Can a logician deduce the conclusions mentally, without writing anything?

It's not that hard to solve p. 106 without notation of some sort. (Either that or I jumped steps and just happened to get the correct answer with the incorrect way which is ofc possible.) You can just brute force it. If we start by assuming that the countess didn't help then we'll notice after a while that everyone else can have done it. Because we're also given that there's only one solution and hence that only one non-contradictory constellation is possible we don't have to infer anything else. Of course, it's prone to error, inefficient and a fairly random procedure. But any layperson that knows propositional logic can do it that way. A logician will at least have the advantage of using a procedure that isn't random (if they want to), and, it's fair to say, will also be able to do it better "in his head". But we have to look at the quote once more:

Its memory would not be a bottleneck, and so it could solve the murder on the Orient Express without benefit of paper and pencil using the same mechanism [I emboldened] as the computer program.

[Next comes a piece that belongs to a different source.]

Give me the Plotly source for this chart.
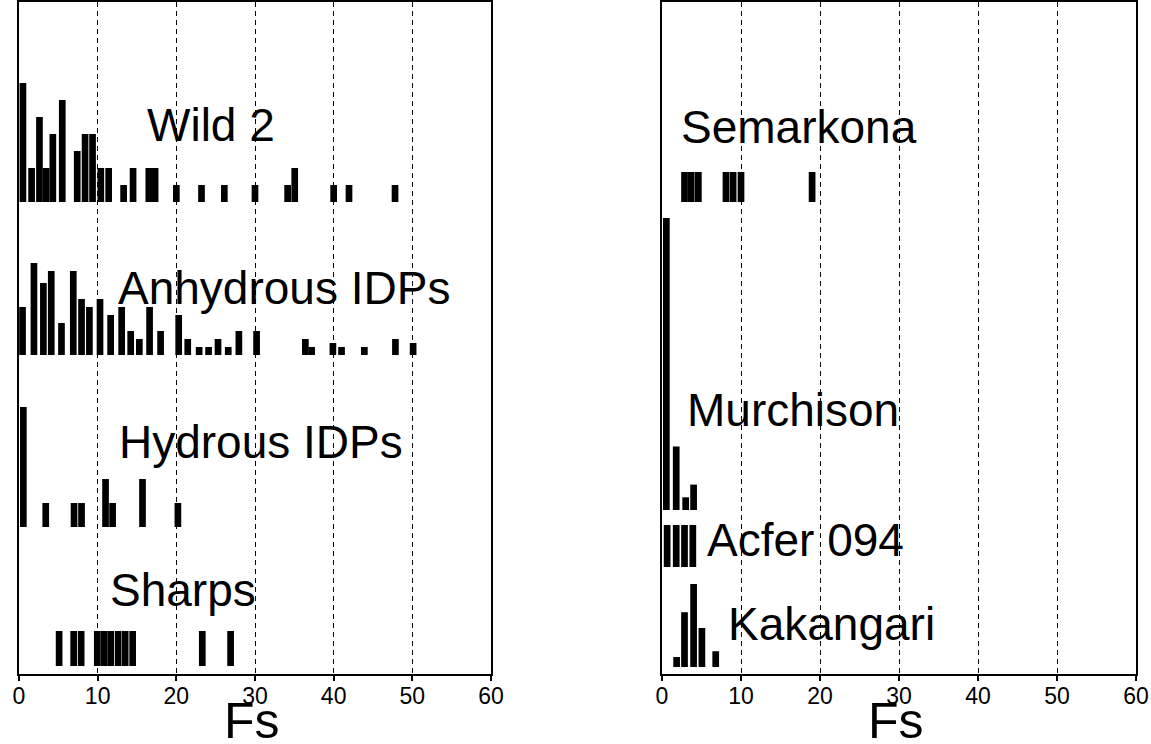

I think the quote isn't only about being able to solve but instead about being able to solve in a specific way. What I argue is that any layperson can do it while using a fairly random procedure and hence not the same mechanism. I suppose a logician will scan beforehand which premises seem more important, then assume a name, then scan once more, and so on. This still isn't the mechanism that is described in the book. Instead it would be a work-around against memory limitation which a computer won't have to deal with.

I guess whether solving p. 106 with the exact same mechanism is possible is either an empirical question, or something that we can't answer straightforwardly because of problems with introspection etc. The author makes an implicature that humans can't solve with the same mechanism... but because "superhuman" is undefined maybe that much wasn't meant. Now, it's possible that the author makes some claims on other pages. No idea, haven't read the book.